From blood he turns to remembrance and again shows the depth of reality in the word anamnesis and the Hebrew zecher and zikaron - especially noting the identical dramatic liturgical action of 'making the past present' in Jewish practice with respect to the remembrance of the Exodus from Egypt (zecher litsi'at mitsrayim).

Here in 'drawing God's attention to what matters', we have so much commonality and unity, we can see clearly what it is that distinguishes our respective faith. Faith in the same God, understanding of the need for deliverance, recognition of the cost of a life, the practise of making the past present. Later in his essay, he recognizes the same unmerited dependence on God's grace in both traditions and a commonality in the state of covenantal merit. It is God's doing - and what an act to follow!

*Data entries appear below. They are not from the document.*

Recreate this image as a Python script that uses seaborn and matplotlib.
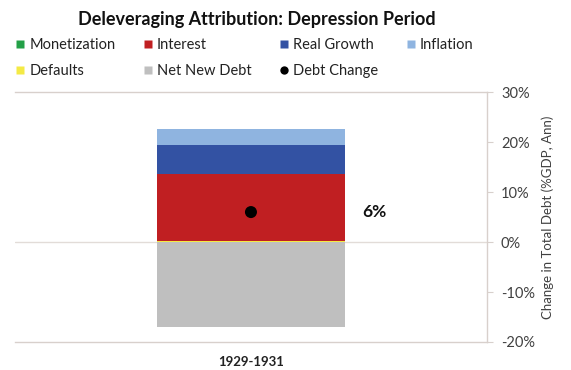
import matplotlib
matplotlib.use("Agg")
import matplotlib.pyplot as plt
import seaborn as sns
import pandas as pd
from matplotlib.lines import Line2D
from matplotlib.ticker import FuncFormatter

sns.set_style("white")
plt.rcParams['font.family'] = ['Lato', 'DejaVu Sans']

period = ["1929-1931"]
monetization = [0.0]
defaults = [0.3]
interest = [13.3]
real_growth = [5.8]
inflation = [3.3]
net_new_debt = [-17.0]
debt_change = [6.0]
yticks = [-20, -10, 0, 10, 20, 30]

colors = {
    "Monetization": "#23a047",
    "Interest": "#c01f22",
    "Real Growth": "#3352a3",
    "Inflation": "#8fb4e0",
    "Defaults": "#f4ea45",
    "Net New Debt": "#bfbfbf",
    "Debt Change": "#000000",
}

df = pd.DataFrame({"period": period})

fig = plt.figure(figsize=(5.71, 3.70), dpi=100)
ax = fig.add_axes([0.026, 0.0757, 0.827, 0.6753])

# negative stack
sns.barplot(x=df["period"], y=net_new_debt, color=colors["Net New Debt"], width=0.4, ax=ax,
            saturation=1, linewidth=0)
# positive stack
bottom = [0.0]
for name, vals in [("Monetization", monetization), ("Defaults", defaults), ("Interest", interest),
                   ("Real Growth", real_growth), ("Inflation", inflation)]:
    sns.barplot(x=df["period"], y=vals, bottom=bottom, color=colors[name], width=0.4, ax=ax,
                saturation=1, linewidth=0)
    bottom = [b + v for b, v in zip(bottom, vals)]

sns.scatterplot(x=df["period"], y=debt_change, color="black", s=75, ax=ax, zorder=5, edgecolor="none")
ax.text(0.235, debt_change[0], f"{debt_change[0]:.0f}%", fontsize=12.5, fontweight="bold",
        va="center", ha="left", color="#111111")

ax.set_xlim(-0.5, 0.5)
ax.set_ylim(-20, 30)
ax.set_yticks(yticks)
ax.yaxis.set_major_formatter(FuncFormatter(lambda v, p: f"{v:.0f}%"))
ax.yaxis.tick_right()
ax.yaxis.set_label_position("right")
ax.tick_params(axis="y", which="both", right=True, length=4, color="#d8d0cc", labelsize=10.5,
               labelcolor="#404040", pad=6)
ax.tick_params(axis="x", length=0, labelsize=9.5, pad=10)
for lab in ax.get_xticklabels():
    lab.set_fontweight("bold")
    lab.set_color("#222222")
ax.set_xlabel("")
ax.set_ylabel("Change in Total Debt (%GDP, Ann)", fontsize=9.5, color="#404040", labelpad=5)

ax.axhline(0, color="#e2dcd8", lw=1, zorder=0)
for side in ["top", "bottom", "right"]:
    ax.spines[side].set_color("#d8d0cc")
    ax.spines[side].set_linewidth(1)
ax.spines["left"].set_visible(False)

fig.text(0.45, 0.946, "Deleveraging Attribution: Depression Period", ha="center", va="center",
         fontsize=13, fontweight="bold", color="#111111")

def sq(c):
    return Line2D([0], [0], marker="s", color="none", markerfacecolor=c, markeredgecolor="none", markersize=6)

handles = {
    "Monetization": sq(colors["Monetization"]),
    "Interest": sq(colors["Interest"]),
    "Real Growth": sq(colors["Real Growth"]),
    "Inflation": sq(colors["Inflation"]),
    "Defaults": sq(colors["Defaults"]),
    "Net New Debt": sq(colors["Net New Debt"]),
    "Debt Change": Line2D([0], [0], marker="o", color="none", markerfacecolor="black", markeredgecolor="none", markersize=6),
}
order = ["Monetization", "Defaults", "Interest", "Net New Debt", "Real Growth", "Debt Change", "Inflation"]
leg = fig.legend([handles[k] for k in order], order, ncol=4, loc="upper left",
                 bbox_to_anchor=(0.018, 0.914), frameon=False, fontsize=10.5,
                 handlelength=0.6, handletextpad=0.3, columnspacing=1.95, labelspacing=0.85,
                 borderaxespad=0)
for t in leg.get_texts():
    t.set_color("#222222")

fig.savefig("out.png", dpi=100)
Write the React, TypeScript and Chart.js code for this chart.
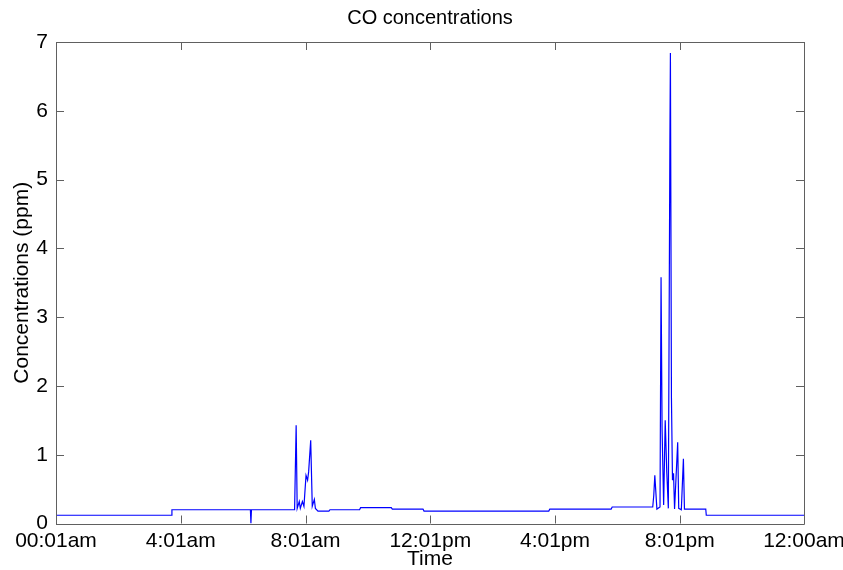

The remaining two essays are not disappointing as they relate various aspects of sensory experience in worship and of sacrament, but they touch rather than entering the depths that Hoffman relates.

It can be so with words.

It is not up to me to open doors, just to point if possible with accuracy. The opening is God's doing, the approach and entry is ours by the mystery of the One who seeks us. Hoffman has pointed with accuracy - it is more than description.

Now instead of a fearful allusion to the cautionary refrains of the Song - Rabbi Akiva's Holy of Holies, let us hear the beginning.
יִשָּׁקֵנִי מִנְּשִׁיקוֹת פִּיהוּ, כִּי-טוֹבִים דֹּדֶיךָ מִיָּיִן
Let him kiss me with the kisses of his mouth, for thy love is better than wine.